The report draws attention to evidence given to the Committee by Steve Waygood, Chief Responsible Investment Officer at Aviva who emphasised the need for a business case perspective to the Goals, saying:

 “We are commercial entities and so from a business-case perspective, what the business case associated with sustainable development Goals looks like is crucial”.

Describing the Goals as seventeen market failures he said:

“Now, they would not exist as goals if the markets were functioning properly. I think the [Goals] represent 17 market failures. The role of business could be therefore—with Government support, with better-defined markets, with rule of law more clearly specified, with other incentives set out—to help deliver, close gaps and provide solutions, particularly in areas like health care, education, climate-friendly energy solutions. So, there is money to be made with market development. They would not exist as problems if the markets were not failing; it is a self-evident fact.”

Steve Waygood set out the potential opportunities and risks to engaging or not engaging with the Goals. He highlighted a Business & Sustainable Development Commission report that recently estimated that “sustainable business models could open economic opportunities worth up to US$12 trillion and increase employment by up to 380 million jobs by 2030”.

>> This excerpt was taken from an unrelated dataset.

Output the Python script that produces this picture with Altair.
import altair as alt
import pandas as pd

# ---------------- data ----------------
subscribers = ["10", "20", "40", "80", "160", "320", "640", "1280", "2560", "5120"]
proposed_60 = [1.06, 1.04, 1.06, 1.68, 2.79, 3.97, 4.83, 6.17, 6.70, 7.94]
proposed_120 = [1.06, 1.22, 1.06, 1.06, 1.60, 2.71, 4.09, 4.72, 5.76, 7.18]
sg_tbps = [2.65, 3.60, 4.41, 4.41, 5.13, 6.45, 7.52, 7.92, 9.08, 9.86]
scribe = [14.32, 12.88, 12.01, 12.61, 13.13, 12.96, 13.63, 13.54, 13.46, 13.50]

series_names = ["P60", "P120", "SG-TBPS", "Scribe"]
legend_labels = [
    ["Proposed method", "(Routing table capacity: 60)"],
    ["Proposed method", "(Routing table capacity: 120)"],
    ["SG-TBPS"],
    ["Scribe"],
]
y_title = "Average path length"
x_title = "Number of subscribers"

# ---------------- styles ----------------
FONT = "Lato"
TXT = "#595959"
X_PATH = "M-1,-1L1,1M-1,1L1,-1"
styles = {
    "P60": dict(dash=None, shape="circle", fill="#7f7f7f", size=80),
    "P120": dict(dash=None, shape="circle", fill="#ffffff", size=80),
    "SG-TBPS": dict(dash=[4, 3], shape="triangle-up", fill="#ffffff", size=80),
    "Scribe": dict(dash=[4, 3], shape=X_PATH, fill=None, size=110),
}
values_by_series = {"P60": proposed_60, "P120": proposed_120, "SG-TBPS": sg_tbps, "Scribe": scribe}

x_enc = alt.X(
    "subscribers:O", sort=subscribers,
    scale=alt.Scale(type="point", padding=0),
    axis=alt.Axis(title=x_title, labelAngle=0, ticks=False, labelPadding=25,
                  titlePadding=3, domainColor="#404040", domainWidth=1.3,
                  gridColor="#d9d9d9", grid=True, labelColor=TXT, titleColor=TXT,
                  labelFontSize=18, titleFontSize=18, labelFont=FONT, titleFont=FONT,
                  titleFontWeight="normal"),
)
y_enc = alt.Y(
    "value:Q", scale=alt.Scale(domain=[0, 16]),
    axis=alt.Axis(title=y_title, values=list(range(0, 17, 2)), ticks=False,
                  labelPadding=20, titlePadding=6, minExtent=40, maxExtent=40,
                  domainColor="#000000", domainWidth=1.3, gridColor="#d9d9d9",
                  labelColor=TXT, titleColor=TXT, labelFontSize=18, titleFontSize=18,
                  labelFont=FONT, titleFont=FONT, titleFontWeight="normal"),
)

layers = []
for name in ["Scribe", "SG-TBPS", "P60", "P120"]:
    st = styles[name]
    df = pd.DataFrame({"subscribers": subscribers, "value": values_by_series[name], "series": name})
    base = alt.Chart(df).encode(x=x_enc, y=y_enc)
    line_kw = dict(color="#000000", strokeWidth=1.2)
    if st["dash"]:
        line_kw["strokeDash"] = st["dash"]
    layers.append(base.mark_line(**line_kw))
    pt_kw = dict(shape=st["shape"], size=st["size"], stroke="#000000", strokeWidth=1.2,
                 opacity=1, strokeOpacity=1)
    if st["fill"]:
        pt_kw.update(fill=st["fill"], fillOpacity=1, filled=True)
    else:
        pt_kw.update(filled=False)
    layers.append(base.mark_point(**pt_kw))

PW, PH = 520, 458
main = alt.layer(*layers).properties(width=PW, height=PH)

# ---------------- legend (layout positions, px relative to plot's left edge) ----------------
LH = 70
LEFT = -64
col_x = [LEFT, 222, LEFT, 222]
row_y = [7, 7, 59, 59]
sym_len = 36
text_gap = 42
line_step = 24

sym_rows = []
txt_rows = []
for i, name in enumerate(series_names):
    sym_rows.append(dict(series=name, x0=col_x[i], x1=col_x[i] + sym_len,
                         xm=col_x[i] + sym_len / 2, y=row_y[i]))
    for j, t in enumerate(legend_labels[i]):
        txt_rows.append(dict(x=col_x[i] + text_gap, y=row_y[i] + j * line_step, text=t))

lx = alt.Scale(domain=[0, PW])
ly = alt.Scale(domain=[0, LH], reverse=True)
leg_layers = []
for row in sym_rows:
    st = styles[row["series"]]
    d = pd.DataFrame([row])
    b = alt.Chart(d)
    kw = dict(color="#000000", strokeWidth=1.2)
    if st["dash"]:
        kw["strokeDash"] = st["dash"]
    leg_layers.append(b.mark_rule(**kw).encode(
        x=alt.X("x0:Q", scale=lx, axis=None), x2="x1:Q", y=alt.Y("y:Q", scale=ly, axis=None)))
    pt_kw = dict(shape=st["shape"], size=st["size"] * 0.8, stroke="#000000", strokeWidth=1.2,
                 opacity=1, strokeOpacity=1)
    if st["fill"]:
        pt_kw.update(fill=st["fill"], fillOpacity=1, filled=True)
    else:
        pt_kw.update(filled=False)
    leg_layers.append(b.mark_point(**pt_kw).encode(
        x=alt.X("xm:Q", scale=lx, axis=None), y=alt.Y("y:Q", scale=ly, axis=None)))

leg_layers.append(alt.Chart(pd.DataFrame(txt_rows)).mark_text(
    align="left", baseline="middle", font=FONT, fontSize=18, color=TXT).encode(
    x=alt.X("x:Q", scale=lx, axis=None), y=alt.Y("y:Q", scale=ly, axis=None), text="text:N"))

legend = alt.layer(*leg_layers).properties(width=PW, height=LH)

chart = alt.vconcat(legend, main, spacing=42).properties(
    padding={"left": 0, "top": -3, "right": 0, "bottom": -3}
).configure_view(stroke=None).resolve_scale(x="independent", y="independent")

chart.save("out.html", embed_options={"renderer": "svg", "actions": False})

Steve Waygood suggested incentivising business engagement with the Goals using the power of leagues tables and benchmarks. He highlighted his belief in the power of “name, shame” and “fame” to “drive that race to the top”.

He said that “any board of any real brand would be worried if they were at the bottom of a robust, credible benchmark” and that this could be achieved by utilising sustainability reporting.

Launching the report, Mary Creagh MP, Chair of the Environmental Audit Committee, said:

"As the UK leaves the EU, the Government has a once in a generation opportunity to use the Global Goals to forge a cross-party consensus on sustainable development in the UK.”

"However, the Government seems to regard the Goals as a developing world issue and has no clear plan to implement them domestically.”